►

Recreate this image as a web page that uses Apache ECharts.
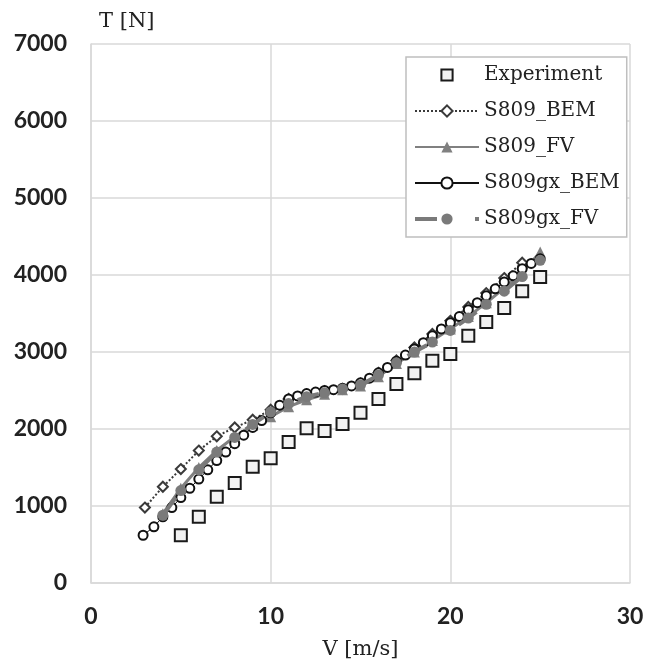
<!DOCTYPE html>
<html>
<head>
<meta charset="utf-8">
<script src="https://cdn.jsdelivr.net/npm/echarts@6/dist/echarts.min.js"></script>
<style>html,body{margin:0;padding:0;background:#fff}#c{width:651px;height:665px}</style>
</head>
<body>
<div id="c"></div>
<script>
// ---- data ----
const expV = [5,6,7,8,9,10,11,12,13,14,15,16,17,18,19,20,21,22,23,24,25];
const expT = [620,860,1120,1300,1510,1620,1830,2010,1975,2065,2210,2390,2585,2725,2885,2975,3210,3390,3570,3790,3975];

const s809BemV = [3,4,5,6,7,8,9,10,11,12,13,14,15,16,17,18,19,20,21,22,23,24];
const s809BemT = [980,1250,1480,1720,1905,2020,2120,2250,2390,2450,2490,2520,2590,2730,2890,3060,3235,3405,3585,3765,3960,4160];

const s809FvV = [4,5,6,7,8,9,10,11,12,13,14,15,16,17,18,19,20,21,22,23,24,25];
const s809FvT = [900,1230,1500,1720,1900,2050,2160,2290,2380,2450,2510,2560,2680,2850,3000,3150,3300,3460,3640,3830,4030,4300];

const gxBemV = [2.9,3.5,4,4.5,5,5.5,6,6.5,7,7.5,8,8.5,9,9.5,10,10.5,11,11.5,12,12.5,13,13.5,14,14.5,15,15.5,16,16.5,17,17.5,18,18.5,19,19.5,20,20.5,21,21.5,22,22.5,23,23.5,24,24.5,25];
const gxBemT = [620,730,860,980,1110,1230,1350,1470,1590,1700,1810,1920,2020,2110,2210,2310,2390,2430,2460,2480,2500,2510,2530,2560,2600,2660,2730,2800,2880,2960,3040,3120,3210,3300,3380,3460,3550,3640,3730,3820,3910,3990,4080,4150,4210];

const gxFvV = [4,5,6,7,8,9,10,11,12,13,14,15,16,17,18,19,20,21,22,23,24,25];
const gxFvT = [880,1200,1470,1700,1890,2060,2220,2330,2420,2470,2520,2570,2700,2860,3000,3130,3280,3440,3620,3790,3980,4190];

const xTicks = [0,10,20,30];
const yTicks = [0,1000,2000,3000,4000,5000,6000,7000];

function pairs(xs, ys){ return xs.map((x,i)=>[x, ys[i]]); }

const chart = echarts.init(document.getElementById('c'), null, {renderer:'canvas'});
const tickFont = {fontFamily:'Lato', fontSize:23, color:'#222', fontWeight:'bold'};
const fvDash = [22,38];
chart.setOption({
  animation:false,
  backgroundColor:'#fff',
  grid:{left:91, top:44, right:21, bottom:82, containLabel:false},
  xAxis:{
    type:'value', min:xTicks[0], max:xTicks[xTicks.length-1], interval:10,
    name:'V [m/s]', nameLocation:'middle', nameGap:56,
    nameTextStyle:{fontFamily:'DejaVu Serif', fontSize:21, color:'#222'},
    axisLine:{show:true, lineStyle:{color:'#d9d9d9', width:1.5}},
    axisTick:{show:false},
    axisLabel:Object.assign({margin:22, formatter:v=>String(v)}, tickFont),
    splitLine:{show:true, lineStyle:{color:'#d9d9d9', width:1.5}}
  },
  yAxis:{
    type:'value', min:yTicks[0], max:yTicks[yTicks.length-1], interval:1000,
    name:'T [N]', nameLocation:'end', nameGap:12,
    nameTextStyle:{fontFamily:'DejaVu Serif', fontSize:21, color:'#222', align:'left', padding:[0,0,0,8]},
    axisLine:{show:true, lineStyle:{color:'#d9d9d9', width:1.5}},
    axisTick:{show:false},
    axisLabel:Object.assign({margin:24, formatter:v=>String(v)}, tickFont),
    splitLine:{show:true, lineStyle:{color:'#d9d9d9', width:1.5}}
  },
  legend:{
    orient:'vertical', left:406, top:57,
    padding:[7,7,7,7],
    backgroundColor:'#fff',
    borderColor:'#bfbfbf', borderWidth:1.5,
    itemWidth:64, itemHeight:14, itemGap:14,
    textStyle:{fontFamily:'DejaVu Serif', fontSize:20, color:'#222', lineHeight:22},
    data:['Experiment','S809_BEM','S809_FV','S809gx_BEM',
      {name:'S809gx_FV', lineStyle:{type:fvDash, width:4, color:'#7a7a7a'}}]
  },
  series:[
    {
      name:'Experiment', type:'line', data:pairs(expV, expT),
      symbol:'rect', symbolSize:12,
      lineStyle:{width:0, color:'rgba(0,0,0,0)'},
      itemStyle:{color:'#f2f2f2', borderColor:'#1a1a1a', borderWidth:2},
      z:2
    },
    {
      name:'S809_BEM', type:'line', data:pairs(s809BemV, s809BemT),
      symbol:'emptyDiamond', symbolSize:10,
      lineStyle:{width:2, color:'#3a3a3a', type:'dotted'},
      itemStyle:{color:'#3a3a3a', borderWidth:1.5},
      z:3
    },
    {
      name:'S809_FV', type:'line', data:pairs(s809FvV, s809FvT),
      symbol:'triangle', symbolSize:11,
      lineStyle:{width:3, color:'#808080'},
      itemStyle:{color:'#808080'},
      z:4
    },
    {
      name:'S809gx_BEM', type:'line', data:pairs(gxBemV, gxBemT),
      symbol:'emptyCircle', symbolSize:9,
      lineStyle:{width:1, color:'#111'},
      itemStyle:{color:'#111', borderWidth:1.5},
      z:5
    },
    {
      name:'S809gx_FV', type:'line', data:pairs(gxFvV, gxFvT),
      symbol:'circle', symbolSize:11,
      lineStyle:{width:4, color:'#7a7a7a', type:fvDash},
      itemStyle:{color:'#7a7a7a'},
      z:6
    }
  ]
});
</script>
</body>
</html>
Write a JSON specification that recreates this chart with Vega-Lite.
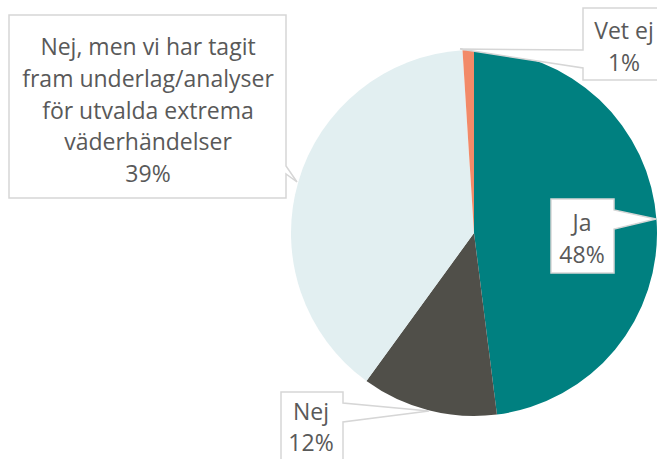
{
  "$schema": "https://vega.github.io/schema/vega-lite/v6.json",
  "autosize": {"type": "none"},
  "padding": {"left": 291, "top": 50, "right": 0, "bottom": 43},
  "width": 366,
  "height": 366,
  "background": "white",
  "config": {"view": {"stroke": null}},
  "data": {
    "values": [
      {"svar": "Ja", "andel": 48},
      {"svar": "Nej", "andel": 12},
      {"svar": "Nej, men vi har tagit|fram underlag/analyser|för utvalda extrema|väderhändelser", "andel": 39},
      {"svar": "Vet ej", "andel": 1}
    ]
  },
  "transform": [
    {"calculate": "datum.svar + '|' + datum.andel + '%'", "as": "etikett"}
  ],
  "layer": [
    {
      "mark": {"type": "arc"},
      "encoding": {
        "theta": {"field": "andel", "type": "quantitative", "stack": true},
        "order": {"field": "svar", "sort": "ascending"},
        "color": {
          "field": "svar",
          "type": "nominal",
          "scale": {
            "domain": ["Ja", "Nej", "Nej, men vi har tagit|fram underlag/analyser|för utvalda extrema|väderhändelser", "Vet ej"],
            "range": ["#008080", "#504F49", "#E2EFF1", "#F28A68"]
          },
          "legend": null
        }
      }
    },
    {
      "mark": {"type": "point", "filled": true, "color": "white", "stroke": "#D6D6D6", "strokeWidth": 1.5, "opacity": 1, "size": 4},
      "encoding": {
        "shape": {
          "field": "svar",
          "type": "nominal",
          "scale": {
            "domain": ["Ja", "Nej", "Nej, men vi har tagit|fram underlag/analyser|för utvalda extrema|väderhändelser", "Vet ej"],
            "range": [
              "M77,-34H140V-23L182,-14L140,-4V40H77Z",
              "M-193,159H-131V170L-45,178L-131,189V250H-193Z",
              "M-465,-218H-188V-67L-177,-51L-188,-59V-35H-465Z",
              "M109,-225H230V-153H109V-165L-14,-184L109,-183Z"
            ]
          },
          "legend": null
        }
      }
    },
    {
      "transform": [{"filter": "datum.svar === 'Ja'"}],
      "mark": {"type": "text", "font": "Open Sans", "fontSize": 23, "color": "#595959", "align": "center", "baseline": "alphabetic", "lineBreak": "|", "lineHeight": 32, "dx": 108, "dy": -2},
      "encoding": {"text": {"field": "etikett"}}
    },
    {
      "transform": [{"filter": "datum.svar === 'Nej'"}],
      "mark": {"type": "text", "font": "Open Sans", "fontSize": 23, "color": "#595959", "align": "center", "baseline": "alphabetic", "lineBreak": "|", "lineHeight": 31, "dx": -163, "dy": 187},
      "encoding": {"text": {"field": "etikett"}}
    },
    {
      "transform": [{"filter": "indexof(datum.svar, 'Nej, men') === 0"}],
      "mark": {"type": "text", "font": "Open Sans", "fontSize": 23, "color": "#595959", "align": "center", "baseline": "alphabetic", "lineBreak": "|", "lineHeight": 31.75, "dx": -326, "dy": -178},
      "encoding": {"text": {"field": "etikett"}}
    },
    {
      "transform": [{"filter": "datum.svar === 'Vet ej'"}],
      "mark": {"type": "text", "font": "Open Sans", "fontSize": 23, "color": "#595959", "align": "center", "baseline": "alphabetic", "lineBreak": "|", "lineHeight": 32, "dx": 150, "dy": -194},
      "encoding": {"text": {"field": "etikett"}}
    }
  ]
}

◄

Read through the data and copy every line where "that" shows up.

**TASK ANSWER**:
Recreate this image as a web page that uses Apache ECharts.
Write a JSON specification that recreates this chart with Vega-Lite.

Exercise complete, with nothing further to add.